I was on winter break in Florida at my parent's house. I had only one thing on my mind: read my new book that I had just bought. Finally! A book that I wanted to read, not for school but for me. It was a long awaited new book by my all-time favorite author, Margaret Atwood, prodigiously titled The Year of the Flood. Instead, I found myself one week later, relaxed and content, but without Atwood’s books having even been cracked open. Why, might you ask? Well, as soon as I walked in to my old bedroom I was side-tracked by the old bookshelf in the corner. The books that I had painstakingly scrounged up money to buy, found in thrift stores and tag sales, were still held warmly on the shelves. I experienced an overwhelming sensation joy of seeing them again mixed with an equally overwhelming feeling of guilt for having abandoned them in the first place. The old justification for leaving them was repeating in my head: I can only take a few of you with me. It's not you, It's me! I don't have room in my luggage!
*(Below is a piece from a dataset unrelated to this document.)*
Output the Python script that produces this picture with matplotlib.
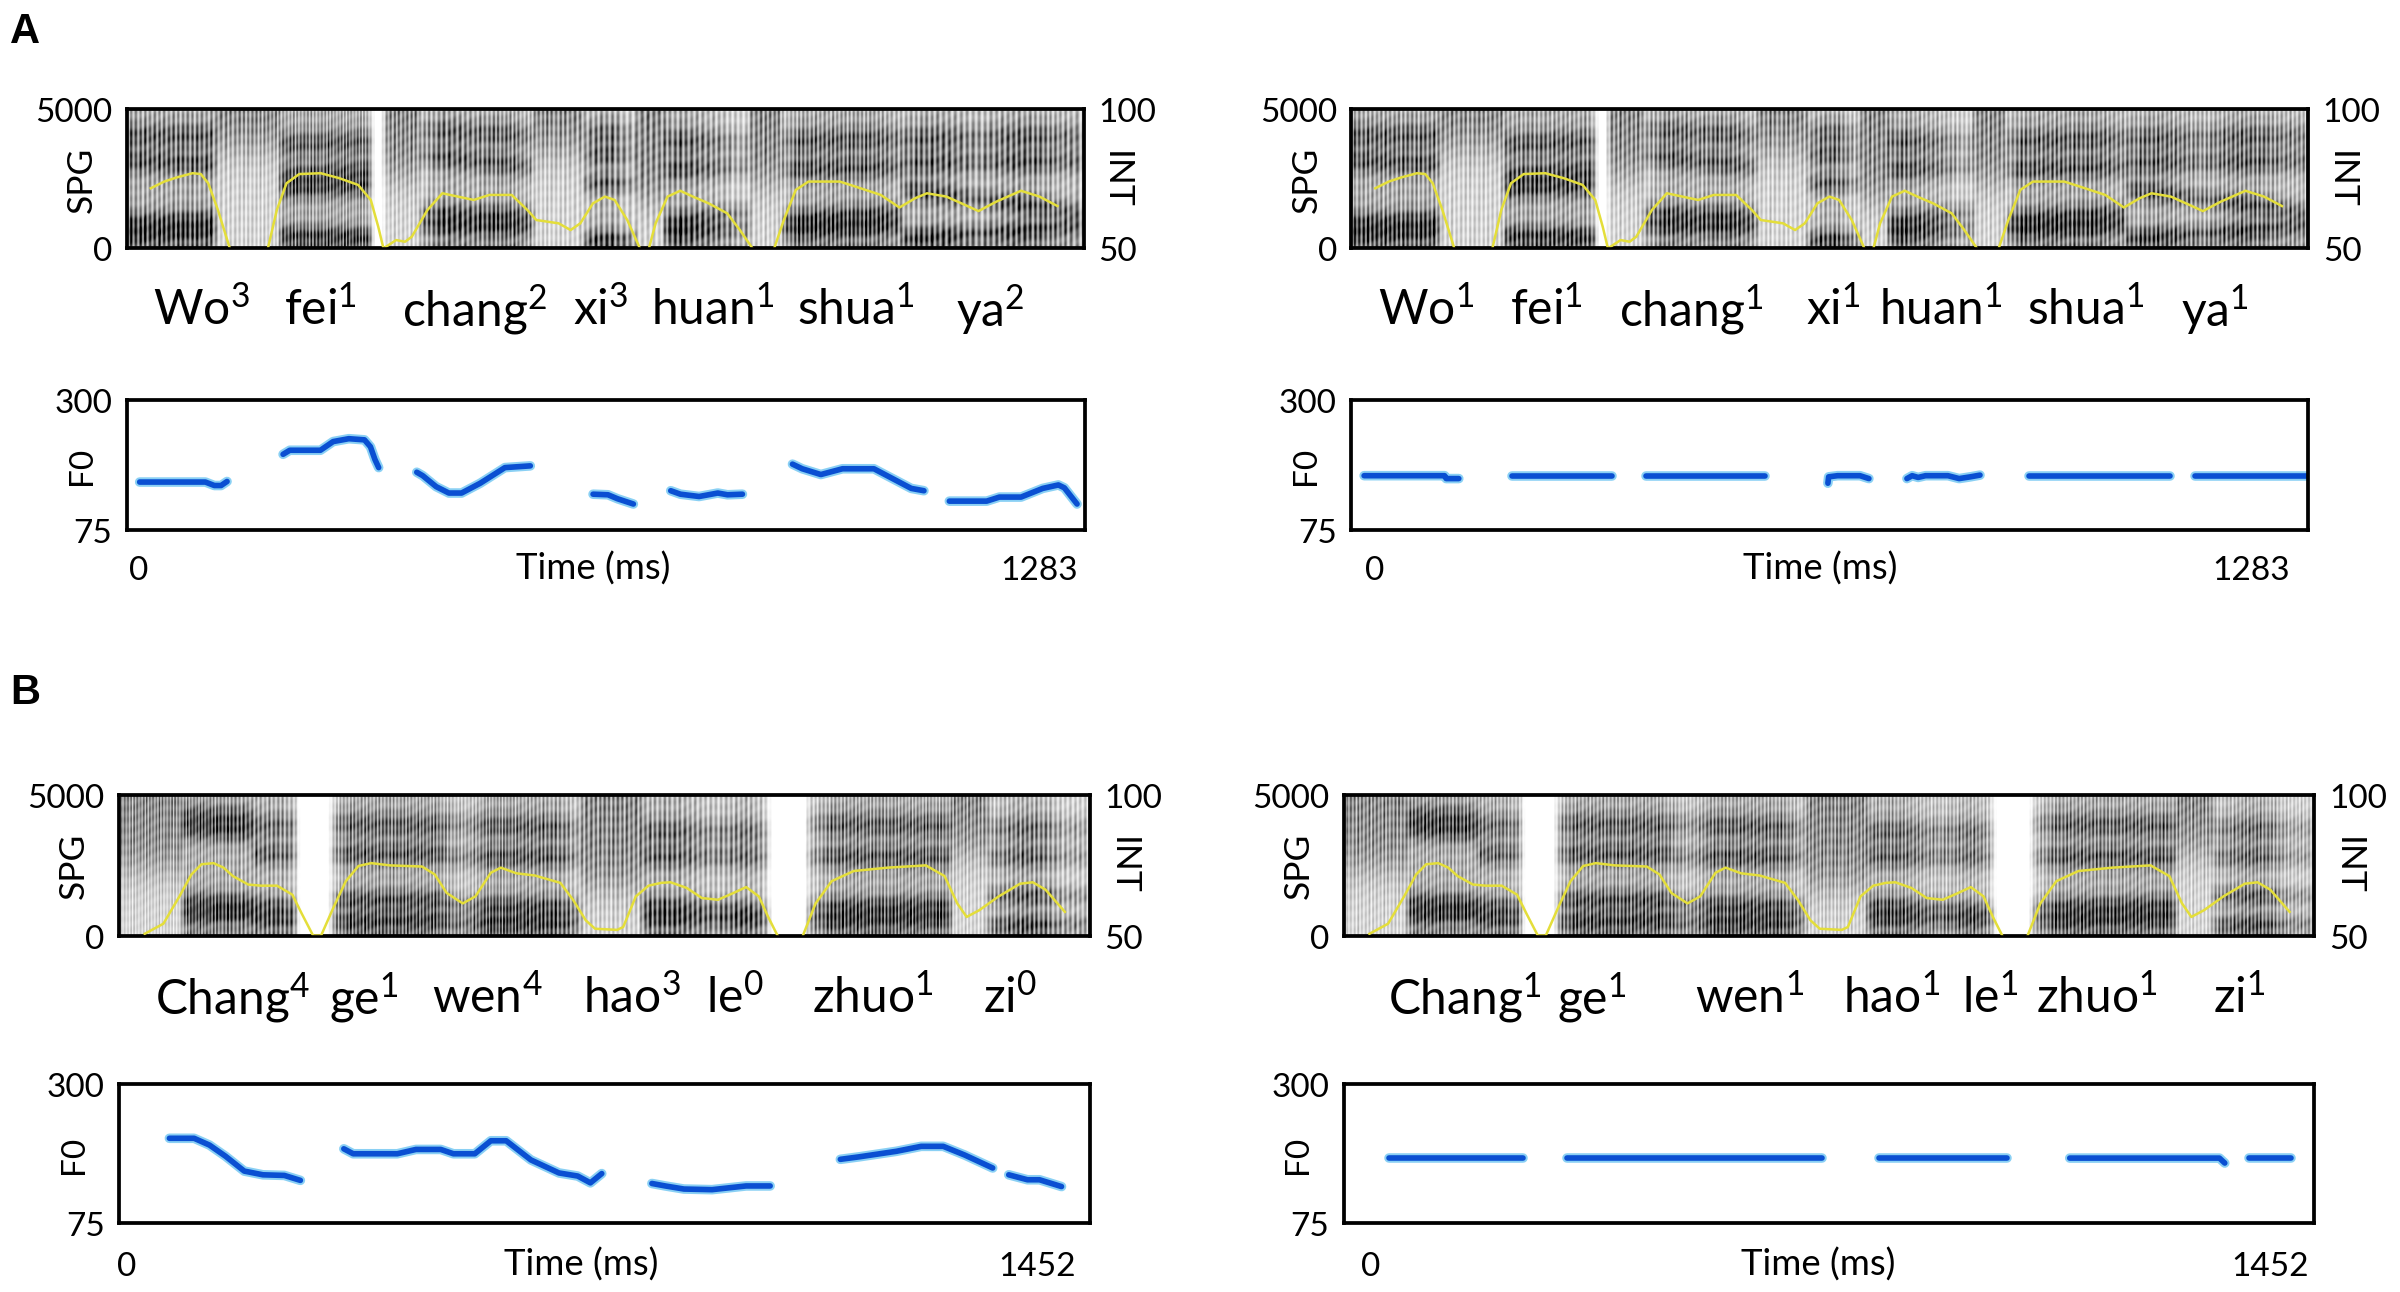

I'll come back for you!

As if books have feelings.

So to prove that I really did come back for them, I spent most of my vacation eagerly re-reading them. Spinners, Zel, Ella Enchanted, and then a few books by Robin McKinley, and Anne McCaffrey. Re-reading a book is like the comfort of an old friend. Sure, I know what happens and how it ends, but that lets me enjoy the novels in a new, more relaxing way. I can unashamedly turn to favorite parts. I can catch the intricacies of plot and character motives. I don't have to stay up to the wee hours of the morning because I can't put a book down. I can have a contended rest with the promise of more good reading bright-and-early the next day.

You may not have seen an old friend in a while, but when you meet for a coffee, suddenly you are laughing together as if you just talked yesterday. You relive old memories and begin to make new ones. An old friend can still surprise you sometimes, with a random letter in the mail, or a call on your birthday. A book’s meaning can change and age over the years, too. How you read and absorb a book years after your first reading can be a litmus test to how you may have changed over the years. But while you may have changed drastically since you read The Chronicles of Narnia as a child, the words on the page are the same as you left them, and that can be reassuring. A new reading of an old book can leave you with a feeling of simultaneous comfort, at their constancy, and surprise, at the details you may have missed.

So yeah, like old friends, maybe books do have feelings. Or maybe I just have feelings for books. Very strong ones, indeed.

Of course, that doesn’t mean there isn’t room for a bunch of new friends; ones that will someday have the honor of being placed gently on a bookshelf to be re-discovered on some rainy day. I’m pretty sure that when that rainy day comes, I’ll go through the whole cycle of joy, guilt, and finally, discovery all over again. I hope they feel the same. I am pretty sure they do.